Saddle Points

In high-dimensional loss landscapes, most critical points (where the gradient is zero) are saddle points, not local minima. The gradient vanishes but the point is a minimum in some directions and a maximum in others. Gradient descent can slow to a crawl near saddle points, wasting compute on negligible updates.

Intuition

Imagine walking on a mountain pass: you’re at the lowest point between two peaks (a minimum along the east-west axis) but also at the highest point of the ridge between two valleys (a maximum along the north-south axis). The gradient is zero because you’re at a critical point, but it’s not a minimum — if you could take one step north or south, you’d start descending again.
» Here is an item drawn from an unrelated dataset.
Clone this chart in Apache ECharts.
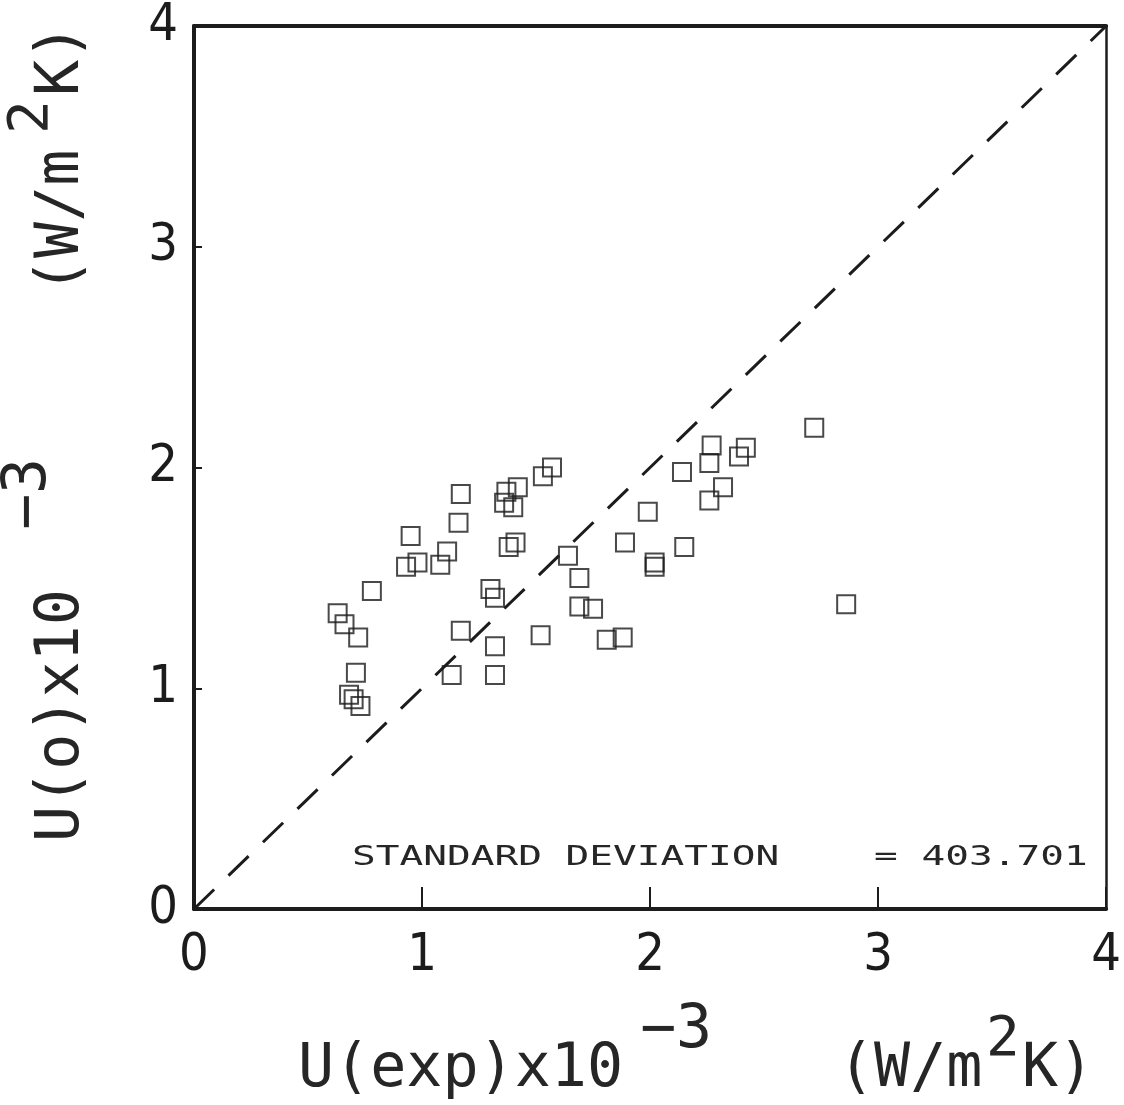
<!DOCTYPE html>
<html>
<head>
<meta charset="utf-8">
<script src="https://cdn.jsdelivr.net/npm/echarts@6/dist/echarts.min.js"></script>
<style>
  html, body { margin: 0; padding: 0; background: #fff; }
  #main { width: 1124px; height: 1105px; }
</style>
</head>
<body>
<div id="main"></div>
<script>
// measured U(exp) vs calculated U(o), both x10^-3 W/m2K
var uExp = [0.63, 0.66, 0.72, 0.78, 0.71, 0.68, 0.70, 0.73, 0.95, 0.93,
            0.98, 1.08, 1.11, 1.16, 1.17, 1.17, 1.13, 1.30, 1.32, 1.32,
            1.32, 1.37, 1.36, 1.40, 1.42, 1.38, 1.41, 1.53, 1.57, 1.52,
            1.64, 1.69, 1.69, 1.75, 1.81, 1.88, 1.89, 1.99, 2.02, 2.02,
            2.14, 2.15, 2.27, 2.26, 2.26, 2.32, 2.39, 2.42, 2.72, 2.86];
var uCalc = [1.34, 1.29, 1.23, 1.44, 1.07, 0.97, 0.95, 0.92, 1.69, 1.55,
             1.57, 1.56, 1.62, 1.75, 1.88, 1.26, 1.06, 1.45, 1.41, 1.19,
             1.06, 1.89, 1.84, 1.82, 1.91, 1.64, 1.66, 1.96, 2.00, 1.24,
             1.60, 1.50, 1.37, 1.36, 1.22, 1.23, 1.66, 1.80, 1.57, 1.55,
             1.98, 1.64, 2.10, 2.02, 1.85, 1.91, 2.05, 2.09, 2.18, 1.38];
var diagonal = [[0, 0], [4, 4]];
var ticks = [0, 1, 2, 3, 4];
var statText = 'STANDARD DEVIATION    = 403.701';

var points = uExp.map(function (x, i) { return [x, uCalc[i]]; });

var ink = '#1c1c1c';
var mono = 'DejaVu Sans Mono';
var narrow = '"Liberation Sans Narrow", "DejaVu Sans Condensed", sans-serif';

function label(text, x, y, size) {
    return {
        type: 'text', x: x, y: y,
        style: { text: text, font: size + 'px ' + mono, fill: '#262626', align: 'left', verticalAlign: 'middle' }
    };
}

var myChart = echarts.init(document.getElementById('main'), null, { renderer: 'canvas' });
var option = {
    backgroundColor: '#fff',
    animation: false,
    grid: { left: 194, right: 17, top: 26, bottom: 196 },
    xAxis: [
        {
            type: 'value', min: ticks[0], max: ticks[ticks.length - 1], interval: 1,
            splitLine: { show: false },
            axisLine: { onZero: false, lineStyle: { color: ink, width: 4 } },
            axisTick: { inside: true, length: 22, lineStyle: { color: ink, width: 2 } },
            axisLabel: { margin: 21, fontSize: 52, fontFamily: narrow, color: ink }
        },
        {
            type: 'value', position: 'top', min: 0, max: 4,
            splitLine: { show: false }, axisTick: { show: false }, axisLabel: { show: false },
            axisLine: { onZero: false, lineStyle: { color: ink, width: 4 } }
        }
    ],
    yAxis: [
        {
            type: 'value', min: ticks[0], max: ticks[ticks.length - 1], interval: 1,
            splitLine: { show: false },
            axisLine: { onZero: false, lineStyle: { color: ink, width: 4 } },
            axisTick: { inside: true, length: 8, lineStyle: { color: ink, width: 2 } },
            axisLabel: { margin: 16, fontSize: 52, fontFamily: narrow, color: ink }
        },
        {
            type: 'value', position: 'right', min: 0, max: 4,
            splitLine: { show: false }, axisTick: { show: false }, axisLabel: { show: false },
            axisLine: { onZero: false, lineStyle: { color: ink, width: 2.5 } }
        }
    ],
    series: [
        {
            type: 'line', data: diagonal, symbol: 'none', silent: true,
            lineStyle: { color: ink, width: 3, type: [28, 20] }
        },
        {
            type: 'scatter', data: points, symbol: 'rect', symbolSize: 18,
            itemStyle: { color: 'rgba(0,0,0,0)', borderColor: ink, borderWidth: 2 }
        }
    ],
    graphic: { elements: [
        // x axis title
        label('U(exp)x10', 298, 1070, 60),
        label('\u22123', 640, 1031, 60),
        label('(W/m', 838, 1070, 60),
        label('2', 986, 1040, 56),
        label('K)', 1022, 1070, 60),
        // y axis title, rotated
        {
            type: 'group', x: 84, y: 842, rotation: Math.PI / 2,
            children: [
                label('U(o)x10', 0, -22, 60),
                label('\u22123', 312, -55, 60),
                label('(W/m', 548, -22, 60),
                label('2', 708, -52, 56),
                label('K)', 746, -22, 60)
            ]
        },
        // statistics note
        {
            type: 'text', x: 352, y: 858, scaleX: 1.46,
            style: { text: statText, font: '27px ' + mono, fill: '#262626', align: 'left', verticalAlign: 'middle' }
        }
    ] }
};
myChart.setOption(option);
</script>
</body>
</html>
In low dimensions (2D, 3D), local minima are common and saddle points are rare. In high dimensions, the opposite is true. A critical point is a local minimum only if the Hessian is positive definite — all eigenvalues are positive. For a random matrix, this probability decreases exponentially with dimension. In 1000 dimensions, a critical point that happens to be a minimum in all 1000 directions is astronomically unlikely. Almost all critical points are saddle points.
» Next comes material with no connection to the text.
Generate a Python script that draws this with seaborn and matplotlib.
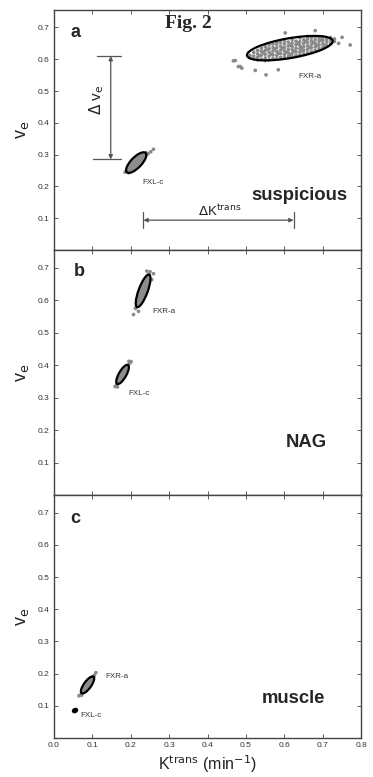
import numpy as np
import pandas as pd
import matplotlib
matplotlib.use("Agg")
import matplotlib.pyplot as plt
import seaborn as sns
from matplotlib.patches import Ellipse

# ---- data ----
# panel a, FXR-a cloud (Ktrans, ve)
fxr_a_k = [0.51, 0.51, 0.52, 0.52, 0.52, 0.53, 0.53, 0.53, 0.53, 0.54, 0.54, 0.54, 0.54,
           0.55, 0.55, 0.55, 0.55, 0.55, 0.56, 0.56, 0.56, 0.56, 0.56, 0.57, 0.57, 0.57, 0.57, 0.57,
           0.58, 0.58, 0.58, 0.58, 0.58, 0.58, 0.59, 0.59, 0.59, 0.59, 0.59,
           0.60, 0.60, 0.60, 0.60, 0.60, 0.60, 0.61, 0.61, 0.61, 0.61, 0.61,
           0.62, 0.62, 0.62, 0.62, 0.62, 0.62, 0.63, 0.63, 0.63, 0.63, 0.63,
           0.64, 0.64, 0.64, 0.64, 0.64, 0.64, 0.65, 0.65, 0.65, 0.65, 0.65,
           0.66, 0.66, 0.66, 0.66, 0.66, 0.66, 0.67, 0.67, 0.67, 0.67, 0.67,
           0.68, 0.68, 0.68, 0.68, 0.68, 0.69, 0.69, 0.69, 0.69, 0.70, 0.70, 0.70, 0.70,
           0.71, 0.71, 0.71, 0.72, 0.72, 0.72, 0.73, 0.73,
           0.555, 0.585, 0.615, 0.645, 0.675, 0.605, 0.635, 0.665, 0.595,
           0.545, 0.575, 0.625, 0.655, 0.685, 0.565, 0.695, 0.535, 0.705, 0.615, 0.645,
           0.467, 0.480, 0.489, 0.524, 0.552, 0.584, 0.771, 0.750, 0.741, 0.602, 0.680, 0.472, 0.485]
fxr_a_v = [0.612, 0.605, 0.610, 0.622, 0.601, 0.617, 0.606, 0.628, 0.598, 0.600, 0.613, 0.625, 0.635,
           0.604, 0.616, 0.628, 0.640, 0.596, 0.598, 0.610, 0.622, 0.633, 0.645, 0.603, 0.614, 0.626, 0.637, 0.648,
           0.601, 0.612, 0.624, 0.636, 0.647, 0.655, 0.606, 0.618, 0.629, 0.641, 0.652,
           0.605, 0.615, 0.626, 0.637, 0.648, 0.658, 0.609, 0.620, 0.631, 0.642, 0.654,
           0.608, 0.619, 0.630, 0.640, 0.651, 0.662, 0.613, 0.624, 0.635, 0.646, 0.657,
           0.612, 0.622, 0.633, 0.644, 0.655, 0.667, 0.617, 0.628, 0.639, 0.650, 0.661,
           0.620, 0.631, 0.642, 0.653, 0.664, 0.672, 0.624, 0.636, 0.647, 0.658, 0.668,
           0.628, 0.639, 0.650, 0.661, 0.671, 0.634, 0.645, 0.656, 0.666, 0.638, 0.649, 0.660, 0.670,
           0.644, 0.655, 0.664, 0.650, 0.660, 0.668, 0.656, 0.664,
           0.632, 0.619, 0.645, 0.628, 0.652, 0.622, 0.650, 0.637, 0.635,
           0.621, 0.633, 0.626, 0.656, 0.644, 0.616, 0.661, 0.611, 0.644, 0.614, 0.637,
           0.595, 0.577, 0.572, 0.565, 0.551, 0.567, 0.645, 0.669, 0.650, 0.683, 0.690, 0.596, 0.577]
# panel a, FXL-c cloud
fxl_a_k = [0.185, 0.190, 0.194, 0.198, 0.203, 0.208, 0.213, 0.218, 0.223, 0.228, 0.233, 0.238, 0.245, 0.252, 0.259, 0.196, 0.240]
fxl_a_v = [0.245, 0.250, 0.243, 0.252, 0.258, 0.262, 0.268, 0.275, 0.281, 0.286, 0.292, 0.297, 0.303, 0.309, 0.317, 0.258, 0.306]
# panel b
fxr_b_k = [0.207, 0.212, 0.220, 0.215, 0.222, 0.228, 0.233, 0.238, 0.243, 0.2415, 0.259, 0.2545, 0.250, 0.247]
fxr_b_v = [0.556, 0.575, 0.566, 0.583, 0.600, 0.620, 0.640, 0.660, 0.675, 0.690, 0.682, 0.664, 0.688, 0.680]
fxl_b_k = [0.159, 0.163, 0.168, 0.172, 0.177, 0.182, 0.187, 0.192, 0.197, 0.2006, 0.165, 0.195]
fxl_b_v = [0.334, 0.340, 0.350, 0.360, 0.370, 0.380, 0.390, 0.398, 0.406, 0.411, 0.333, 0.412]
# panel c
fxr_c_k = [0.065, 0.070, 0.075, 0.080, 0.085, 0.090, 0.095, 0.100, 0.105, 0.109, 0.072, 0.103]
fxr_c_v = [0.131, 0.136, 0.142, 0.150, 0.160, 0.170, 0.180, 0.188, 0.195, 0.203, 0.133, 0.190]
fxl_c_k = [0.053, 0.056]
fxl_c_v = [0.083, 0.087]

# ellipses: panel, center k, center ve, width, height, angle, fill
ell_panel = [0, 0, 1, 1, 2, 2]
ell_k = [0.614, 0.214, 0.232, 0.1785, 0.0873, 0.0547]
ell_v = [0.635, 0.275, 0.629, 0.3715, 0.1648, 0.0854]
ell_w = [0.228, 0.078, 0.105, 0.065, 0.060, 0.012]
ell_h = [0.062, 0.030, 0.024, 0.020, 0.020, 0.009]
ell_ang = [12, 53, 73, 65, 60, 40]
ell_fill = ['none', '#8c8c8c', '#8c8c8c', '#8c8c8c', '#8c8c8c', 'black']

panel_letters = ['a', 'b', 'c']
panel_names = ['suspicious', 'NAG', 'muscle']
xticks = [0, 0.1, 0.2, 0.3, 0.4, 0.5, 0.6, 0.7, 0.8]
yticks = [0.1, 0.2, 0.3, 0.4, 0.5, 0.6, 0.7]

clouds = [(0, fxr_a_k, fxr_a_v), (0, fxl_a_k, fxl_a_v), (1, fxr_b_k, fxr_b_v),
          (1, fxl_b_k, fxl_b_v), (2, fxr_c_k, fxr_c_v), (2, fxl_c_k, fxl_c_v)]
rows = []
for p, ks, vs in clouds:
    for k, v in zip(ks, vs):
        rows.append({'panel': p, 'Ktrans': k, 've': v})
df = pd.DataFrame(rows)

sns.set_theme(style="ticks")
plt.rcParams['font.family'] = ['Liberation Sans', 'DejaVu Sans']

fig = plt.figure(figsize=(3.73, 7.77), dpi=100)
H = 777.0
tops = [10, 250, 495]
bots = [250, 495, 738]
axes = []
for i in range(3):
    ax = fig.add_axes([54 / 373, 1 - bots[i] / H, 307.3 / 373, (bots[i] - tops[i]) / H])
    axes.append(ax)

edge = '#444444'
for i, ax in enumerate(axes):
    sub = df[df.panel == i]
    sns.scatterplot(data=sub, x='Ktrans', y='ve', ax=ax, color='#8a8a8a', s=7,
                    edgecolor='none', linewidth=0, legend=False)
    for j in range(len(ell_k)):
        if ell_panel[j] != i:
            continue
        ax.add_patch(Ellipse((ell_k[j], ell_v[j]), ell_w[j], ell_h[j], angle=ell_ang[j],
                             facecolor=ell_fill[j], edgecolor='black', lw=1.6, zorder=3))
    ax.set_xlim(0, 0.8)
    ax.set_ylim(0, 0.755)
    ax.set_xticks(xticks)
    ax.set_yticks(yticks)
    ax.tick_params(direction='in', length=3, width=0.6, colors=edge, labelsize=6,
                   labelcolor='#333333', top=True, right=True, pad=3)
    for s in ax.spines.values():
        s.set_color(edge)
        s.set_linewidth(1.0)
    ax.set_xlabel('')
    ax.set_ylabel('v$_\\mathrm{e}$', fontsize=13, color='#222222', labelpad=5)
    if i < 2:
        ax.set_xticklabels([])
    ax.text(0.055 if i != 1 else 0.065, 0.683 if i != 1 else 0.69, panel_letters[i],
            fontsize=13, fontweight='bold', ha='center', va='center')

axes[2].set_xlabel('K$^{\\mathrm{trans}}$ (min$^{-1}$)', fontsize=11.5, color='#222222', labelpad=3)

# cluster labels
lab_kw = dict(fontsize=5.8, color='#333333', ha='center', va='center')
axes[0].text(0.667, 0.546, 'FXR-a', **lab_kw)
axes[0].text(0.259, 0.213, 'FXL-c', **lab_kw)
axes[1].text(0.285, 0.566, 'FXR-a', **lab_kw)
axes[1].text(0.222, 0.313, 'FXL-c', **lab_kw)
axes[2].text(0.163, 0.19, 'FXR-a', **lab_kw)
axes[2].text(0.0955, 0.069, 'FXL-c', **lab_kw)

name_pos = [(0.513, 0.172, 'left'), (0.657, 0.161, 'center'), (0.624, 0.124, 'center')]
for i, (x, y, ha) in enumerate(name_pos):
    axes[i].text(x, y, panel_names[i], fontsize=13.3, fontweight='bold', ha=ha, va='center')

axes[0].text(0.35, 0.712, 'Fig. 2', fontsize=14, fontweight='bold', ha='center', va='center',
             family=['Liberation Serif', 'DejaVu Serif'])

# delta annotations in panel a
arrow_col = '#555555'
dv_x, dv_top, dv_bot = 0.1477, 0.61, 0.285
dk_y, dk_left, dk_right = 0.0938, 0.2328, 0.6236
ax = axes[0]
ax.annotate('', xy=(dv_x, dv_top), xytext=(dv_x, dv_bot),
            arrowprops=dict(arrowstyle='<|-|>', color=arrow_col, lw=0.9, mutation_scale=6,
                            shrinkA=0, shrinkB=0))
ax.plot([0.1115, 0.1745], [dv_top, dv_top], color=arrow_col, lw=0.9)
ax.plot([0.1025, 0.1745], [dv_bot, dv_bot], color=arrow_col, lw=0.9)
ax.annotate('', xy=(dk_left, dk_y), xytext=(dk_right, dk_y),
            arrowprops=dict(arrowstyle='<|-|>', color=arrow_col, lw=0.9, mutation_scale=6,
                            shrinkA=0, shrinkB=0))
ax.plot([dk_left, dk_left], [0.07, 0.12], color=arrow_col, lw=0.9)
ax.plot([dk_right, dk_right], [0.07, 0.12], color=arrow_col, lw=0.9)
ax.text(0.112, 0.473, '$\\Delta$ v$_\\mathrm{e}$', rotation=90, fontsize=11, color='#222222',
        ha='center', va='center')
ax.text(0.4326, 0.122, '$\\Delta$K$^{\\mathrm{trans}}$', fontsize=9.5, color='#222222',
        ha='center', va='center')

fig.savefig('out.png', dpi=100)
The good news is that saddle points aren’t permanent traps for SGD. The stochasticity in mini-batch gradients and the curvature from momentum help the optimiser escape. But they can cause long plateaus where training appears stuck, which is wasteful and can mislead practitioners into thinking the model has converged.

Manifestation

Loss plateaus for many steps then suddenly drops — the optimiser was near a saddle point and finally found a descent direction
Gradient norms become very small without the loss reaching a good value — distinguishes saddle points from true convergence
Training with full-batch gradient descent is much more susceptible to getting stuck than SGD — mini-batch noise helps escape
Second-order methods (which use curvature information) navigate saddle points efficiently but are too expensive for large models

Where It Appears

NN training (nn-training/): the primary context — deep networks have loss landscapes dominated by saddle points; momentum-based optimisers (Adam, SGD+momentum) are preferred partly because they escape saddle points faster
Policy gradient (policy-gradient/): policy optimisation landscapes also have saddle points — entropy regularisation helps by maintaining exploration of the parameter space
GANs (gans/): the GAN minimax objective has saddle points by construction (the Nash equilibrium is a saddle point of the minimax loss) — this is one reason GAN training is hard

Solutions at a Glance

Solution	Mechanism	Where documented
SGD with momentum	Momentum accumulates velocity, carrying the optimiser past saddle points	(standard optimiser)
Adam / AdamW	Adaptive learning rates per parameter — can navigate around saddle points via the second moment	`nn-training/`
Mini-batch noise	Stochastic gradients perturb the optimiser away from saddle points	(inherent in SGD)
Learning rate warmup	Gradual ramp-up prevents the optimiser from settling near early saddle points	`atomic-concepts/optimisation-primitives/learning-rate-warmup.md`
Entropy regularisation	In RL, maintains policy stochasticity, preventing the policy from collapsing to a saddle point	`atomic-concepts/regularisation/entropy-regularisation.md`

Historical Context

Dauphin et al. (2014) provided the first clear argument that saddle points, not local minima, are the primary obstacle in high-dimensional optimisation for deep learning. They showed that the loss surface of neural networks has exponentially more saddle points than local minima, and that the local minima that do exist tend to have loss values close to the global minimum. This shifted the research focus from “escaping local minima” (a 1990s concern) to “escaping saddle points” (the actual problem). The practical impact was a theoretical justification for stochastic methods: SGD’s noise is a feature, not a bug, because it prevents convergence to saddle points.